Apoiar a Bienal de Cerveira


Cada vez mais, pelo menos nas economias ocidentais, a economia irá deslocar-se para as actividades ligadas ao turismo, ao entretenimento e à cultura. Provavelmente sairão beneficiadas as ofertas que conjuguem as três vertentes.

Se em Davos se discute o que fazer aos milhões de pessoas que se vão tornando dispensáveis face à automatização de processos e à deslocalização para países desregulados onde tudo é barato, não tenho dúvidas de que a solução passará, em parte, pelo que acima referi.

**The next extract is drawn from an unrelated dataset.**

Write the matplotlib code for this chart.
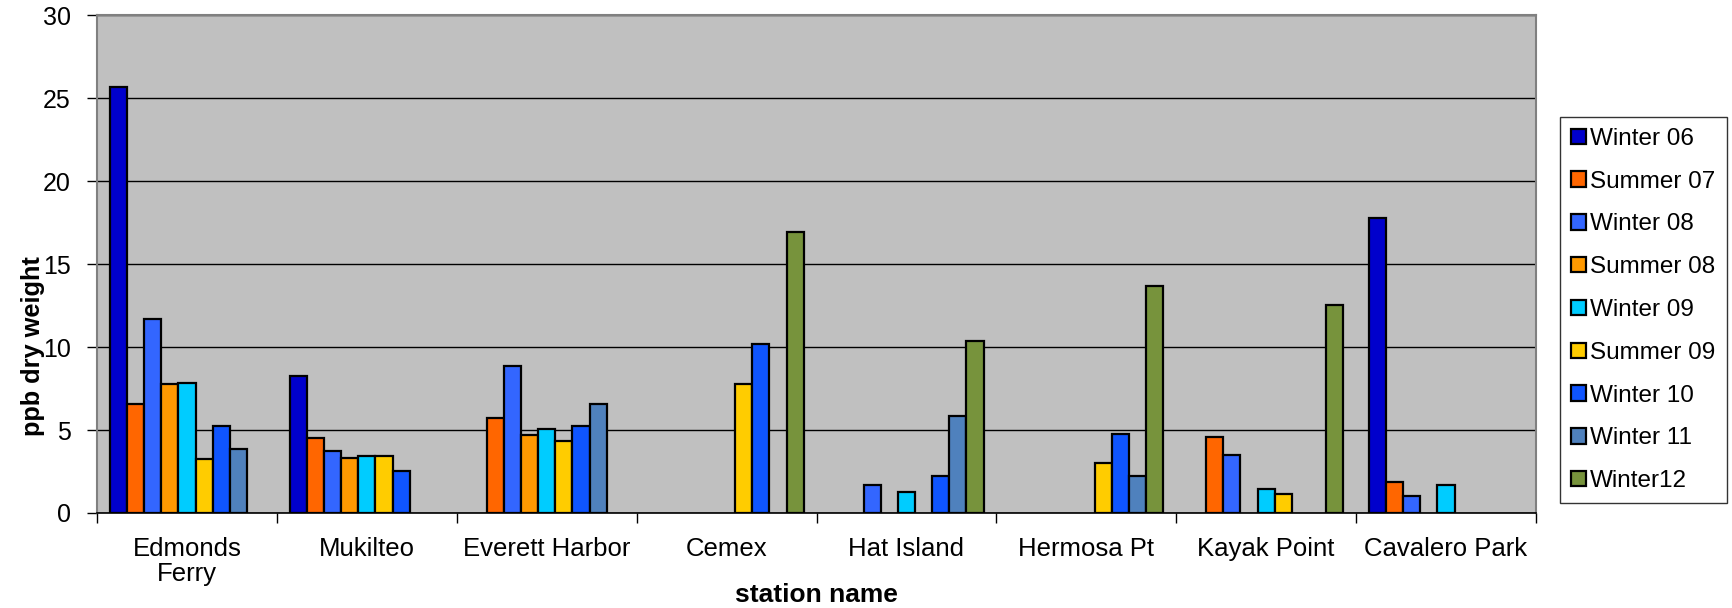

Veja-se, em Portugal, a vila de Óbidos. Se a vissem: cheia, cheia de gente. E o que lá há para ver? É uma vila pequena, bastante pequena, embora bonita e arranjada. Mas é sobretudo uma vila toda ela bem organizada para ter uma oferta turística de qualidade: tem livrarias, quer ser conhecida por ser uma 'vila literária'. tem monumentos, tem uma festa e uma feira medieval, tem hotéis, tem restaurantes, tem uma boa gastronomia, tem produtos típicos (chocolate artesanal e variado, tem ginjinha em boas garrafas, tudo bem embalado), o comércio está aberto, as ruas estão limpas. Claro que tem também boas paisagens e uns arredores de se lhe tirar o chapéu. Mas é a vila, em si, que atrai. E atrai porque a oferta é interessante, integrada (quem lá vai, encontra tudo o que precisa) e de qualidade.

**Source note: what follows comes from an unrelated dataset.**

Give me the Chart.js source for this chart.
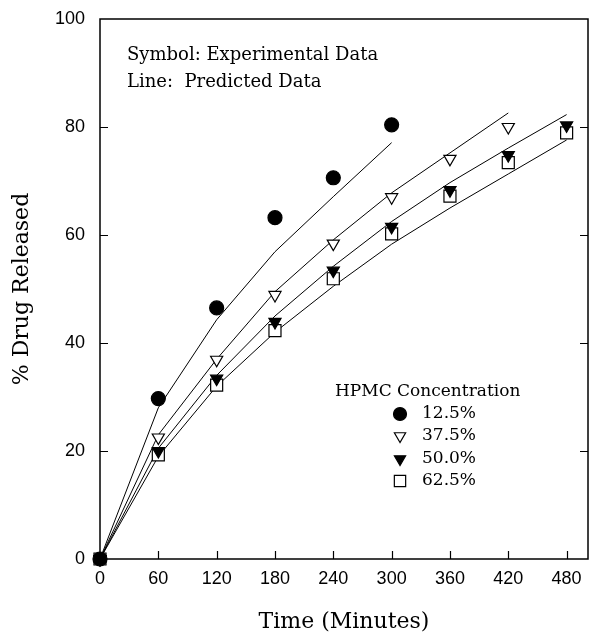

E Vila Nova de Cerveira? Conhecia-a pela Bienal. Mas a vila é mais do que isso: a ecopista ao longo do Minho é maravilhosa, o rio ali é mesmo muito, muito, bonito, está junto a Espanha, tem boa oferta a nível de hotéis e restaurantes, tem o Gerês ali perto. Contudo, ainda lhe falta muito para ser um local de atracção regular ao longo do ano. Sendo conhecida, sobretudo, pela Bienal das Artes, deveria saber desenvolver (como Óbidos o está a fazer) um conjunto de ofertas relacionadas com isso. O edifício da Bienal só abre de tarde, apenas encontrei uma galeria, e pouco mais. É certo que tem algumas obras de arte espalhadas pela vila mas devia haver um 'percurso das artes', deveria haver arte à venda em tascas e tasquinhas, nas igrejas, devia haver muito mais do que há.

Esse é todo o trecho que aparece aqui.